Supercomputers, superdelegates, and now, superindicators. Here's a look at the up-and-coming group of indicators that tell you when a signal is strong and when it's not.

Never heard of corona charts? You will. They are the next-generation group of superindicators because they not only give you a multidimensional view of market activity, but also because each indicator alerts you when its signal is strong and when it is weak.

Each indicator in this group is based on sound scientific measurements rather than on anecdotal evidence and heuristics. All the indicators start with the measurement of the dominant cycle and are therefore adaptive to market conditions. There are a total of four indicators in the corona chart series. These are:

  1. The spectrum (from which the dominant cycle is extracted)
  2. The cycle signal to noise ratio
  3. The swing position and
  4. The trend vigor.

The spectrum measures cyclic activity over a cycle period range from six bars to 30 in a bank of continuous digital filters. Longer cycle periods are not taken into consideration because they can be viewed as trend segments. Shorter cycle periods are not considered because of the aliasing noise encountered with the data sampling process. The amplitude of each filter output is compared to the strongest signal, and the result is displayed over an amplitude range of 20 decibels (dB).

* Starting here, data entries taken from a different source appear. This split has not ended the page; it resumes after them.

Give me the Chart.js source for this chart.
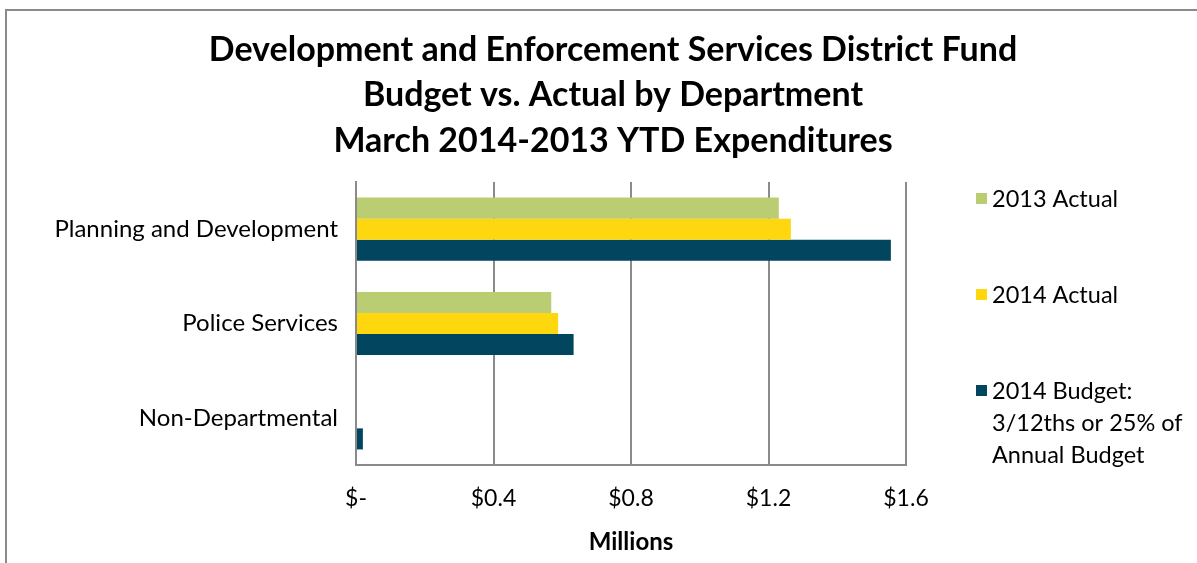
<!DOCTYPE html>
<html lang="en">
<head>
    <meta charset="UTF-8">
    <title>Budget vs. Actual by Department</title>
    <script src="https://cdn.jsdelivr.net/npm/chart.js"></script>
    <style>
        body { margin: 0; background: #fff; }
        #frame { position: absolute; left: 5px; top: 9px; width: 1300px; height: 700px;
                 border-top: 2px solid #8a8a8a; border-left: 2px solid #8a8a8a; }
        #wrap { position: absolute; left: 0; top: 0; width: 1197px; height: 563px; }
    </style>
</head>
<body>
    <div id="frame"></div>
    <div id="wrap"><canvas id="myChart"></canvas></div>

    <script>
        // values in millions of dollars
        const departments = ['Planning and Development', 'Police Services', 'Non-Departmental'];
        const actual2013 = [1.23, 0.568, 0];
        const actual2014 = [1.265, 0.588, 0];
        const budget2014 = [1.556, 0.633, 0.02];
        const seriesNames = ['2013 Actual', '2014 Actual', '2014 Budget:\n3/12ths or 25% of\nAnnual Budget'];
        const xTickLabels = ['$-', '$0.4', '$0.8', '$1.2', '$1.6'];
        const titleLines = [
            'Development and Enforcement Services District Fund',
            'Budget vs. Actual by Department',
            'March 2014-2013 YTD Expenditures'
        ];

        const FONT = 'Lato, "Open Sans", sans-serif';

        // title centred on the whole frame, and the legend on the right
        const frameText = {
            id: 'frameText',
            afterDraw(chart) {
                const ctx = chart.ctx;
                const area = chart.chartArea;
                ctx.save();
                ctx.textBaseline = 'middle';
                ctx.fillStyle = '#000';
                ctx.textAlign = 'center';
                ctx.font = 'bold 34px ' + FONT;
                titleLines.forEach((line, k) => ctx.fillText(line, 613, 50 + k * 45.5));

                ctx.textAlign = 'left';
                ctx.font = '23.5px ' + FONT;
                chart.data.datasets.forEach((ds, i) => {
                    const y = area.top + 17 + i * 96;
                    ctx.fillStyle = ds.backgroundColor;
                    ctx.fillRect(area.right + 70, y - 6, 11, 11);
                    ctx.fillStyle = '#000';
                    ds.label.split('\n').forEach((line, k) => {
                        ctx.fillText(line, area.right + 86, y + k * 32);
                    });
                });
                ctx.restore();
            }
        };

        const ctx = document.getElementById('myChart').getContext('2d');
        const myChart = new Chart(ctx, {
            type: 'bar',
            data: {
                labels: departments,
                datasets: [
                    { label: seriesNames[0], data: actual2013, backgroundColor: '#bbcd72' },
                    { label: seriesNames[1], data: actual2014, backgroundColor: '#fed70e' },
                    { label: seriesNames[2], data: budget2014, backgroundColor: '#02455f' }
                ]
            },
            options: {
                indexAxis: 'y',
                responsive: true,
                maintainAspectRatio: false,
                animation: false,
                layout: { padding: { left: 0, right: 291, top: 182, bottom: 0 } },
                datasets: { bar: { barPercentage: 1, categoryPercentage: 0.67 } },
                plugins: {
                    legend: { display: false },
                    tooltip: { enabled: false },
                    title: { display: false }
                },
                scales: {
                    x: {
                        min: 0,
                        max: 1.6,
                        ticks: {
                            stepSize: 0.4,
                            padding: 20,
                            color: '#000',
                            font: { family: FONT, size: 23 },
                            callback: (v, i) => xTickLabels[i]
                        },
                        grid: { color: '#8a8a8a', lineWidth: 2, drawTicks: false },
                        border: { display: true, color: '#8a8a8a', width: 2 },
                        title: {
                            display: true,
                            text: 'Millions',
                            color: '#000',
                            font: { family: FONT, size: 24, weight: 'bold' },
                            padding: { top: 0, bottom: 6 }
                        },
                        afterFit(scale) { scale.height = 98; }
                    },
                    y: {
                        ticks: {
                            padding: 18,
                            color: '#000',
                            font: { family: FONT, size: 24 }
                        },
                        grid: { display: false, drawTicks: false },
                        border: { display: true, color: '#8a8a8a', width: 2 },
                        afterFit(scale) { scale.width = 356; }
                    }
                }
            },
            plugins: [frameText]
        });
    </script>
</body>
</html>
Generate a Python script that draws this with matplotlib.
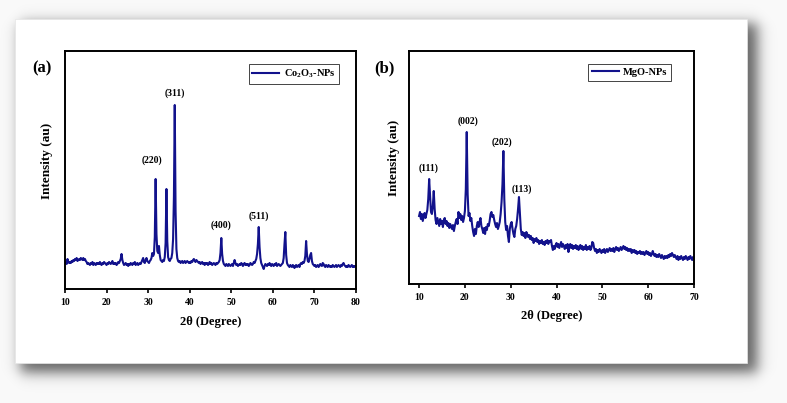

This display is in the form of a heat map. Now, imagine the strongest signal being white-hot. As the amplitudes decrease, the display "cools off" through red-hot to ice-cold. The colors range from bright yellow for the strongest signal to black for the weakest. The dominant cycle line is extracted from the strongest signals in the spectrum.

The spectrum display is described with reference to Figure 1. The spectrum is time-synchronized with the bar chart above it. The vertical axis of the display shows the measured cycle period over the range, again from six bars to 30. The ideal condition is a thin horizontal yellow line. This denotes a consistent cycle period that is well focused at the dominant cycle.

FIGURE 1: SPECTRUM CHART. The thin horizontal yellow line shows the ideal condition. Fuzzy areas in the spectrum mean that cyclic energy is not concentrated at the dominant cycle. Sometimes the dominant cycle shifts up or down, slowly as well as rapidly.

The market, however, is often not so accommodating. You will see periods where the spectrum gets fuzzy; that means the cyclic energy is not concentrated at the dominant cycle and is more vague. You will also see times when the dominant cycle is drifting upward or downward, signifying slow changes in the cycle periods.

...Continued in the November issue of Technical Analysis of STOCKS & COMMODITIES

Excerpted from an article originally published in the November 2008 issue of Technical Analysis of STOCKS & COMMODITIES magazine. All rights reserved. © Copyright 2008, Technical Analysis, Inc.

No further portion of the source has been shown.